Four healthy adult volunteers, aged 28 to 50, took part in the experiments. One participant acted as the BCI sender, producing specific motor imagery patterns (imagined hand or foot movements) that encoded binary information. Three other participants served as CBI receivers, who experienced the incoming information as phosphenes—brief flashes of light in their peripheral vision—elicited by neuronavigated TMS. The senders’ motor imagery was recorded with wireless EEG electrodes and translated into binary sequences; these sequences were transmitted electronically to the remote site; then the CBI subsystem converted the bits into distinct TMS stimulation patterns that generated phosphenes corresponding to binary values. Receivers decoded the patterns to reconstruct the original message.

Brain‑to‑brain (B2B) communication system overview. On the left, the BCI subsystem is shown with electrodes over the motor cortex and a wireless EEG amplifier. Motor imagery of the feet encoded bit value 0, and imagery of the hands encoded bit value 1. On the right, the CBI system highlights coil orientation encoding the two bit values. Communication between BCI and CBI components was mediated via the internet. Credit: Grau et al./PLOS ONE.

In practice, the sender’s team converted the greetings “hola” and “ciao” into pseudo‑random binary streams and transmitted those streams from India to France. At the receiving site, automated TMS pulses produced patterned phosphenes that the receiver perceived and decoded into the original letters. The subjects reported seeing the phosphenes as intended, and the messages were reconstructed correctly despite the minimal sensory cues available. A second experiment conducted between participants in Spain and France produced similar results. Overall, the combined experiments yielded a low total error rate—approximately 15 percent across encoding and decoding stages (about 11 percent decoding error and 5 percent encoding error).

“By combining wireless EEG with robotized TMS, we directly and noninvasively transmitted information from one human brain to another without speech or handwriting,” says Pascual‑Leone. “Demonstrating this capability across thousands of miles provides a crucial proof‑of‑principle for future brain‑to‑brain communication systems and suggests potential new ways to complement or bypass traditional language‑based communication.”

Notes about this neuroscience and technology research

Study coauthors include Carles Grau, Giulio Ruffini, Romuald Ginhoux, Alejandro Riera, Thanh Lam Nguyen, Hubert Chauvat, Michel Berg, and Julià L. Amengual. The project received partial support from EU FP7 FET Open HIVE, the Starlab Kolmogorov project, and the Neurology Department of the Hospital de Bellvitge.

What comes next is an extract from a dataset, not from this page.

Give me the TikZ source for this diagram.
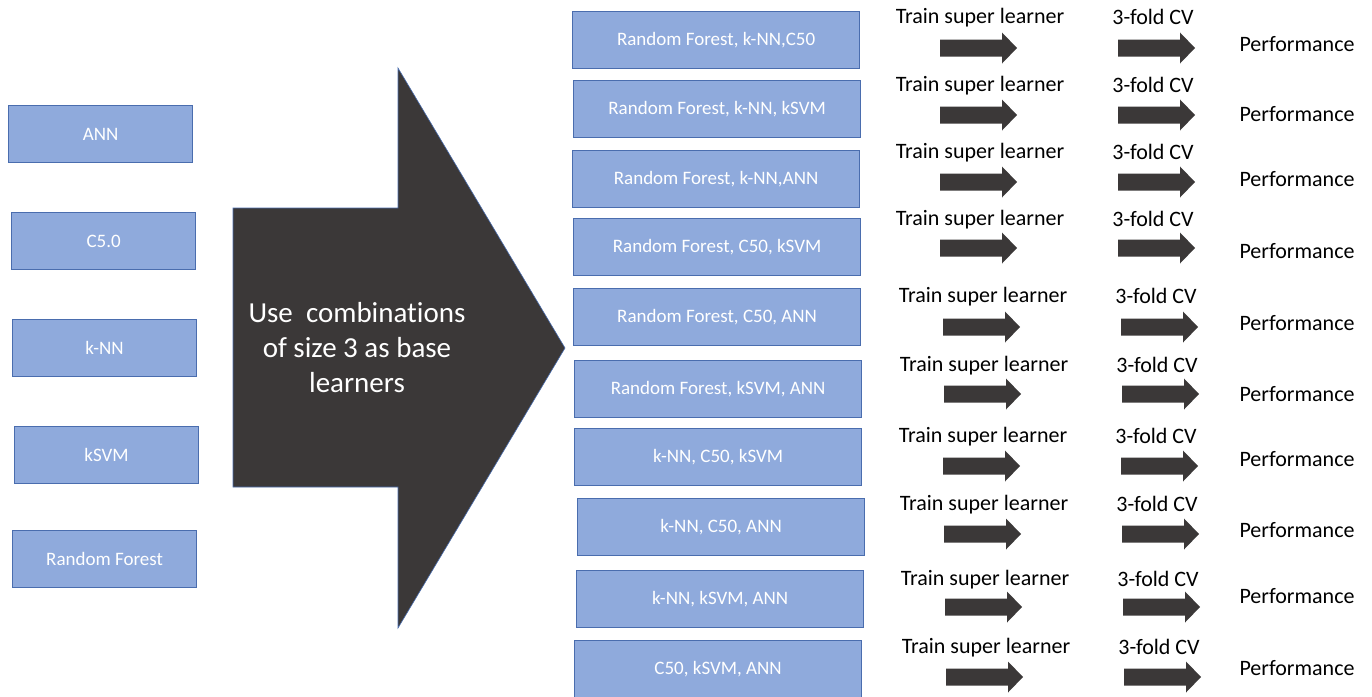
\documentclass[tikz,border=0pt]{standalone}
\usepackage{fontspec}
\setmainfont{Carlito}[Ligatures=NoCommon]
\definecolor{boxblue}{HTML}{8FAADC}
\definecolor{boxline}{HTML}{4A6DAE}
\definecolor{arrowgray}{HTML}{3B3838}
\tikzset{
  learner/.style={draw=boxline,line width=1.2pt,fill=boxblue,text=white,
    minimum width=184pt,minimum height=57pt,inner sep=0pt,anchor=north west,
    font=\fontsize{19}{21}\selectfont},
  combo/.style={learner,minimum width=287pt},
  lbl/.style={inner sep=0pt,font=\fontsize{22}{24}\selectfont},
  fatarrow/.pic={
    \fill[arrowgray] (0,-8.5) -- (62,-8.5) -- (62,-15.5) -- (77,0)
      -- (62,15.5) -- (62,8.5) -- (0,8.5) -- cycle;
  }
}

\begin{document}
\begin{tikzpicture}[x=1pt,y=-1pt]
    \useasboundingbox (0,0) rectangle (1372,696);

    % single learners
    \node[learner] (ann) at (8,105) {ANN};
    \node[learner] (c50) at (11,212) {C5.0};
    \node[learner] (knn) at (12,319) {k-NN};
    \node[learner] (ksvm) at (14,426) {kSVM};
    \node[learner] (rf) at (12,530) {Random Forest};

    % big arrow
    \filldraw[fill=arrowgray,draw=boxline,line width=0.6pt]
      (233,208) -- (398,208) -- (398,68) -- (565,348) -- (398,628)
      -- (398,487) -- (233,487) -- cycle;
    \node[text=white,align=center,font=\fontsize{29}{35}\selectfont] (use) at (357,348)
      {Use\ \ combinations\\of size 3 as base\\learners};

    % combinations, training and CV
    \foreach \n/\bx/\by/\ty/\ay/\py/\dx/\txt in {
        1/572/11/18/48/44/0/{Random Forest, k-NN,C50},
        2/573/80/86/115/114/0/{Random Forest, k-NN, kSVM},
        3/572/150/153/182/179/0/{Random Forest, k-NN,ANN},
        4/573/218/220/248/251/0/{Random Forest, C50, kSVM},
        5/573/288/297/327/323/3/{Random Forest, C50, ANN},
        6/574/360/366/394/394/4/{Random Forest, kSVM, ANN},
        7/574/428/437/466/459/3/{k-NN, C50, kSVM},
        8/577/498/505/534/530/4/{k-NN, C50, ANN},
        9/576/570/580/607/596/5/{k-NN, kSVM, ANN},
        10/574/640/648/677/668/6/{C50, kSVM, ANN}} {
      \node[combo] (combo\n) at (\bx,\by) {\txt};
      \node[lbl] (train\n) at (980+\dx,\ty) {Train super learner};
      \node[lbl] (cv\n) at (1153+\dx,\ty-1) {3-fold CV};
      \node[lbl] (perf\n) at (1297,\py) {Performance};
      \pic at (940+\dx,\ay) {fatarrow};
      \pic at (1118+\dx,\ay) {fatarrow};
    }
\end{tikzpicture}
\end{document}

Contact: Bonnie Prescott – Beth Israel Deaconess Medical Center
Source: Beth Israel Deaconess Medical Center press release
Image Source: Figure adapted from Grau et al., PLOS ONE (open access)
Original research: “Conscious Brain‑to‑Brain Communication in Humans Using Non‑Invasive Technologies” by Grau et al., published online August 19, 2014 in PLOS ONE (doi:10.1371/journal.pone.0105225).

Open access summary

The published abstract summarizes the approach: combining a BCI based on voluntary motor imagery‑controlled EEG changes with a CBI that induces conscious perception of phosphenes via neuronavigated, robotized TMS, while taking care to minimize alternative sensory cues. The experiments transmitted pseudo‑random binary streams encoding words between emitter and receiver subjects across long distances. Results provide a proof‑of‑principle for conscious, noninvasive brain‑to‑brain communication and open research avenues in cognitive, social, and clinical neuroscience, as well as ethical discussion about future “hyperinteraction” technologies.